Other Orders
Sam Lavigne / New York, USA
Bill Posters / Manchester, UK — Jul 8, 2019
Twenty five years ago, AT&T’s prescient 1993 ad campaign entitled ›YOU WILL‹ played a key part in launching the field of computational propaganda via the world’s first ›pay per click‹ (PPC) digital ad banner.
25 years on, ad platforms, web publishers, and other intermediaries have developed an infrastructure of data collection, surveillance and targeting capacities that scholars refer to as the Digital Influence Machine (DIM).
To expose & interrogate these opaque architectures, myself and fellow artist Daniel Howe set out to detourne (hijack) the DIM on June 10th, 2019 as we inserted 6 AI generated ›deep fake‹ artworks of celebrity ›Influencers‹ into social media networks. Our aim was to explore the tensions that exist concerning privacy, computational propagandas, technology and democracy. These formed part of an installation entitled ›Spectre‹ (http://billposters.ch/projects/spectre/).
By applying detournement theory and using AI to hack the power of celebrity ›Influencers,‹ our Dada-esque simulation reached dizzying heights as the artworks quickly became embroiled in a global conversation about the power of computational forms of ›deep fake‹ propaganda after they went viral on social media. This created a situation of global press coverage and official responses from Facebook, Instagram and Youtube.

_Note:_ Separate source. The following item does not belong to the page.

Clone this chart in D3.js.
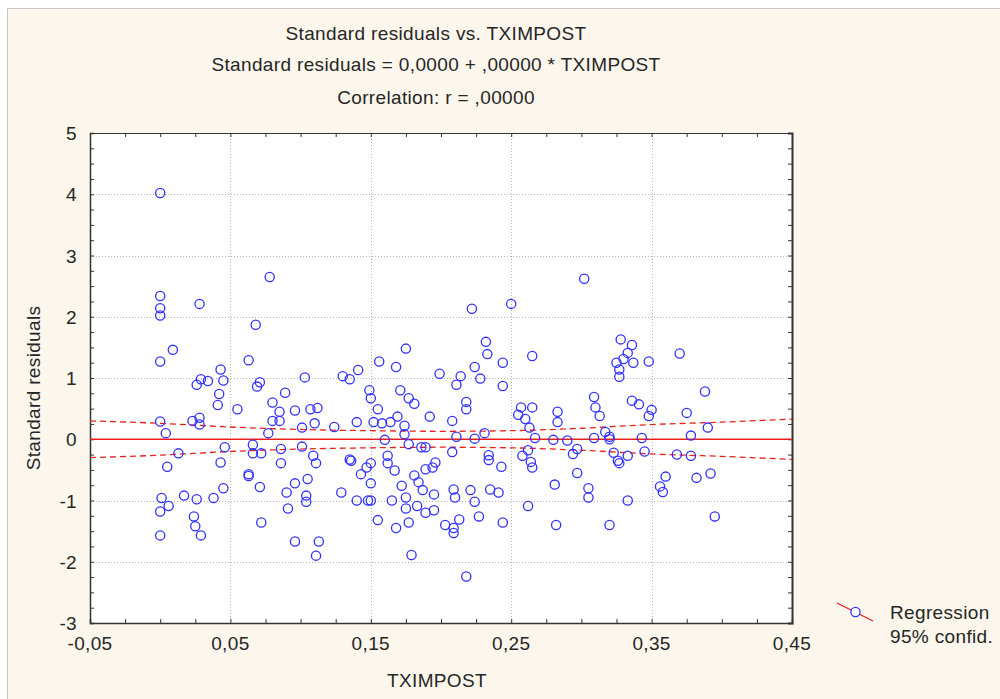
<!DOCTYPE html>
<html><head><meta charset="utf-8">
<script src="https://cdn.jsdelivr.net/npm/d3@7/dist/d3.min.js"></script>
<style>
html,body{margin:0;padding:0;background:#ffffff;}
svg{display:block;font-family:"Liberation Sans",Arial,sans-serif;}
svg text{letter-spacing:0.35px;}
</style></head><body>
<svg id="c" width="1000" height="699"></svg>
<script>
// ---- data ----
const titleLines = ["Standard residuals vs. TXIMPOST", "Standard residuals = 0,0000 + ,00000 * TXIMPOST", "Correlation: r = ,00000"];
const xLabel = "TXIMPOST";
const yLabel = "Standard residuals";
const xTicks = [-0.05, 0.05, 0.15, 0.25, 0.35, 0.45];
const xTickLabels = ["-0,05", "0,05", "0,15", "0,25", "0,35", "0,45"];
const yTicks = [-3, -2, -1, 0, 1, 2, 3, 4, 5];
const yTickLabels = ["-3", "-2", "-1", "0", "1", "2", "3", "4", "5"];
const legendLabels = ["Regression", "95% confid."];
const regX = [-0.05, 0.45];
const regY = [0, 0];
const ciX = [-0.05, 0.0, 0.05, 0.1, 0.15, 0.2, 0.25, 0.3, 0.35, 0.4, 0.45];
const ciUpper = [0.30, 0.26, 0.20, 0.16, 0.14, 0.13, 0.14, 0.18, 0.24, 0.28, 0.33];
const ciLower = [-0.30, -0.26, -0.20, -0.16, -0.14, -0.13, -0.14, -0.18, -0.24, -0.28, -0.33];
const ptX = [
0.000,0.000,0.000,0.000,0.028,0.078,0.068,0.009,0.000,0.063,0.043,0.029,0.034,0.026,0.045,0.042,0.041,0.055,0.069,0.071,
0.103,0.089,0.080,0.085,0.096,0.107,0.112,0.000,0.023,0.028,0.028,0.004,0.080,0.085,0.077,0.101,0.110,0.013,0.046,0.066,
0.066,0.072,0.086,0.101,0.109,0.111,0.005,0.043,0.086,0.063,0.063,0.105,0.096,0.071,0.045,0.090,0.104,0.104,0.001,0.006,
0.000,0.017,0.026,0.038,0.024,0.025,0.029,0.000,0.091,0.072,0.096,0.113,0.111,
0.222,0.175,0.232,0.233,0.156,0.168,0.141,0.224,0.130,0.135,0.199,0.214,0.228,0.211,0.149,0.150,0.155,0.171,0.177,0.181,
0.218,0.218,0.124,0.140,0.152,0.158,0.164,0.169,0.174,0.174,0.192,0.208,0.160,0.177,0.186,0.189,0.211,0.224,0.231,0.208,
0.135,0.136,0.162,0.162,0.167,0.150,0.147,0.143,0.150,0.196,0.194,0.189,0.181,0.184,0.187,0.195,0.172,0.175,0.175,0.183,
0.189,0.195,0.129,0.140,0.148,0.150,0.165,0.155,0.168,0.177,0.209,0.210,0.221,0.224,0.227,0.213,0.203,0.209,0.209,0.179,
0.218,0.234,0.234,0.235,0.243,0.241,
0.250,0.302,0.244,0.265,0.328,0.336,0.333,0.330,0.325,0.337,0.327,0.327,0.348,0.244,0.257,0.265,0.255,0.260,0.263,0.283,
0.283,0.309,0.310,0.313,0.336,0.341,0.350,0.348,0.267,0.280,0.290,0.309,0.317,0.320,0.320,0.343,0.262,0.258,0.264,0.265,
0.297,0.294,0.323,0.326,0.327,0.333,0.345,0.297,0.281,0.305,0.305,0.333,0.262,0.244,0.282,0.320,
0.370,0.388,0.375,0.390,0.378,0.368,0.378,0.360,0.356,0.358,0.382,0.392,0.395];
const ptY = [
4.02,2.34,2.14,2.02,2.21,2.65,1.87,1.46,1.27,1.29,1.14,0.98,0.95,0.89,0.96,0.74,0.56,0.49,0.86,0.93,
1.01,0.76,0.60,0.45,0.47,0.49,0.51,0.29,0.30,0.35,0.24,0.10,0.30,0.30,0.10,0.19,0.26,-0.23,-0.13,-0.09,
-0.23,-0.23,-0.16,-0.12,-0.27,-0.39,-0.45,-0.38,-0.39,-0.57,-0.60,-0.65,-0.72,-0.78,-0.80,-0.87,-0.92,-1.02,-0.96,-1.09,
-1.18,-0.92,-0.98,-0.96,-1.26,-1.42,-1.57,-1.57,-1.13,-1.36,-1.67,-1.67,-1.90,
2.13,1.48,1.59,1.39,1.27,1.18,1.13,1.18,1.03,0.98,1.07,1.03,0.99,0.89,0.80,0.67,0.49,0.80,0.67,0.58,
0.61,0.49,0.20,0.28,0.28,0.26,0.28,0.37,0.22,0.08,0.37,0.30,-0.01,-0.08,-0.13,-0.13,0.04,0.01,0.10,-0.21,
-0.33,-0.35,-0.27,-0.39,-0.51,-0.39,-0.46,-0.57,-0.72,-0.38,-0.46,-0.49,-0.59,-0.70,-0.83,-0.90,-0.76,-0.95,-1.13,-1.09,
-1.20,-1.16,-0.87,-1.00,-1.00,-1.00,-1.00,-1.32,-1.45,-1.36,-0.82,-0.95,-0.83,-1.02,-1.26,-1.31,-1.40,-1.45,-1.53,-1.89,
-2.24,-0.26,-0.34,-0.82,-0.45,-0.87,
2.21,2.62,1.25,1.36,1.63,1.54,1.41,1.31,1.25,1.25,1.14,1.02,1.27,0.87,0.52,0.52,0.40,0.33,0.19,0.45,
0.28,0.69,0.52,0.38,0.63,0.57,0.48,0.38,0.02,-0.01,-0.02,0.02,0.12,0.04,0.00,0.02,-0.18,-0.27,-0.37,-0.46,
-0.16,-0.24,-0.22,-0.35,-0.39,-0.27,-0.20,-0.55,-0.74,-0.80,-0.95,-1.00,-1.09,-1.36,-1.40,-1.40,
1.40,0.78,0.43,0.19,0.06,-0.25,-0.27,-0.61,-0.77,-0.86,-0.63,-0.56,-1.26];

// ---- drawing ----
const svg = d3.select("#c");
const L = 90, R = 792, T = 133, B = 623;
const x = d3.scaleLinear().domain([-0.05, 0.45]).range([L, R]);
const y = d3.scaleLinear().domain([-3, 5]).range([B, T]);
const cream = "#fdf6ec", red = "#e8201c", blue = "#3030ff", txt = "#262626";

svg.append("rect").attr("x", 0).attr("y", 0).attr("width", 1000).attr("height", 699).attr("fill", "#ffffff");
svg.append("rect").attr("x", 7.5).attr("y", 8.5).attr("width", 1000).attr("height", 700)
  .attr("fill", cream).attr("stroke", "#c8c8c8").attr("stroke-width", 1);
svg.append("rect").attr("x", L).attr("y", T).attr("width", R - L).attr("height", B - T).attr("fill", "#ffffff");

// gridlines
const g = svg.append("g");
g.selectAll(".gx").data(xTicks.filter(d => d > -0.05 && d < 0.45)).enter().append("line")
  .attr("x1", d => Math.round(x(d)) + 0.5).attr("x2", d => Math.round(x(d)) + 0.5).attr("y1", T).attr("y2", B)
  .attr("stroke", "#b4b4b4").attr("stroke-dasharray", "1,2");
g.selectAll(".gy").data(yTicks.filter(d => d > -3 && d < 5)).enter().append("line")
  .attr("y1", d => Math.round(y(d)) + 0.5).attr("y2", d => Math.round(y(d)) + 0.5).attr("x1", L).attr("x2", R)
  .attr("stroke", "#b4b4b4").attr("stroke-dasharray", "1,2");

// axes with inward minor ticks
const minorX = d3.range(0, 21).map(i => -0.05 + i * 0.025);
const minorY = d3.range(0, 33).map(i => -3 + i * 0.25);
const axB = d3.axisBottom(x).tickValues(minorX).tickSize(-4).tickFormat("");
const axT = d3.axisTop(x).tickValues(minorX).tickSize(-4).tickFormat("");
const axL = d3.axisLeft(y).tickValues(minorY).tickSize(-4).tickFormat("");
const axR = d3.axisRight(y).tickValues(minorY).tickSize(-4).tickFormat("");
function styleAx(sel, w) {
  sel.select(".domain").attr("stroke", "#333").attr("stroke-width", w);
  sel.selectAll(".tick line").attr("stroke", "#333");
}
styleAx(svg.append("g").attr("transform", `translate(0,${B})`).call(axB), 1.5);
styleAx(svg.append("g").attr("transform", `translate(0,${T})`).call(axT), 1);
styleAx(svg.append("g").attr("transform", `translate(${L},0)`).call(axL), 1.5);
styleAx(svg.append("g").attr("transform", `translate(${R},0)`).call(axR), 2);

// tick labels
svg.selectAll(".xl").data(xTicks).enter().append("text")
  .attr("x", d => x(d)).attr("y", 650).attr("text-anchor", "middle")
  .attr("font-size", 19).attr("fill", txt).text((d, i) => xTickLabels[i]);
svg.selectAll(".yl").data(yTicks).enter().append("text")
  .attr("x", 77).attr("y", d => y(d) + 7).attr("text-anchor", "end")
  .attr("font-size", 19).attr("fill", txt).text((d, i) => yTickLabels[i]);

// titles
const tcx = 436;
[40, 71, 104].forEach((yy, i) => {
  svg.append("text").attr("x", tcx).attr("y", yy).attr("text-anchor", "middle")
    .attr("font-size", 19).attr("fill", txt).text(titleLines[i]);
});
svg.append("text").attr("x", 437).attr("y", 687).attr("text-anchor", "middle")
  .attr("font-size", 19).attr("fill", txt).text(xLabel);
svg.append("text").attr("transform", "translate(40,388) rotate(-90)").attr("text-anchor", "middle")
  .attr("font-size", 19).attr("fill", txt).text(yLabel);

// regression + CI
const clip = svg.append("clipPath").attr("id", "pc").append("rect")
  .attr("x", L).attr("y", T).attr("width", R - L).attr("height", B - T);
const pg = svg.append("g").attr("clip-path", "url(#pc)");
const line = d3.line().x(d => x(d[0])).y(d => y(d[1])).curve(d3.curveMonotoneX);
pg.append("path").attr("d", line(ciX.map((v, i) => [v, ciUpper[i]])))
  .attr("fill", "none").attr("stroke", red).attr("stroke-width", 1.3).attr("stroke-dasharray", "6,4");
pg.append("path").attr("d", line(ciX.map((v, i) => [v, ciLower[i]])))
  .attr("fill", "none").attr("stroke", red).attr("stroke-width", 1.3).attr("stroke-dasharray", "6,4");
pg.append("path").attr("d", d3.line().x(d => x(d[0])).y(d => y(d[1]))(regX.map((v, i) => [v, regY[i]])))
  .attr("fill", "none").attr("stroke", red).attr("stroke-width", 1.5);

// points
pg.selectAll("circle.p").data(ptX.map((v, i) => [v, ptY[i]])).enter().append("circle")
  .attr("cx", d => x(d[0])).attr("cy", d => y(d[1])).attr("r", 4.6)
  .attr("fill", "none").attr("stroke", blue).attr("stroke-width", 1.3);

// legend
svg.append("line").attr("x1", 837).attr("y1", 603).attr("x2", 873).attr("y2", 621)
  .attr("stroke", red).attr("stroke-width", 1.3);
svg.append("circle").attr("cx", 855.5).attr("cy", 612).attr("r", 4.6)
  .attr("fill", "#ffffff").attr("stroke", blue).attr("stroke-width", 1.3);
svg.append("text").attr("x", 890).attr("y", 619).attr("font-size", 19).attr("fill", txt).text(legendLabels[0]);
svg.append("text").attr("x", 890).attr("y", 643).attr("font-size", 19).attr("fill", txt).text(legendLabels[1]);
</script>
</body></html>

Social media surfaces became a performance space for our AI generated critical artworks as they trolled the largest tech giant on earth – Facebook. Forcing them to question their global policies regarding computational forms of propaganda and the ›fact checking‹ of critical public art on their platforms.
By combining AI and machine learning technologies with critical art theory we feel we have exposed interesting territory for the development of theory concerning the Digital Influence Machine and network-based, new media works.
We would like to consolidate our work in this area during the web residency in order to:
1 – Compile and refine a new series of digital works centred on our ›Big Dada‹ intervention and associated documentation we have collated.
2 – 1 x short essay (1500 words) that consolidates our reflections of our initial ›Big Dada‹ intervention and the broader, neocolonial logics of surveillance capitalism and Dataism that the Spectre project interrogates.
3 – 1 x Academic paper for publication that develops and consolidates our artistic and critical theory in relation to ›Big Dada‹ and data as readymade and assemblage.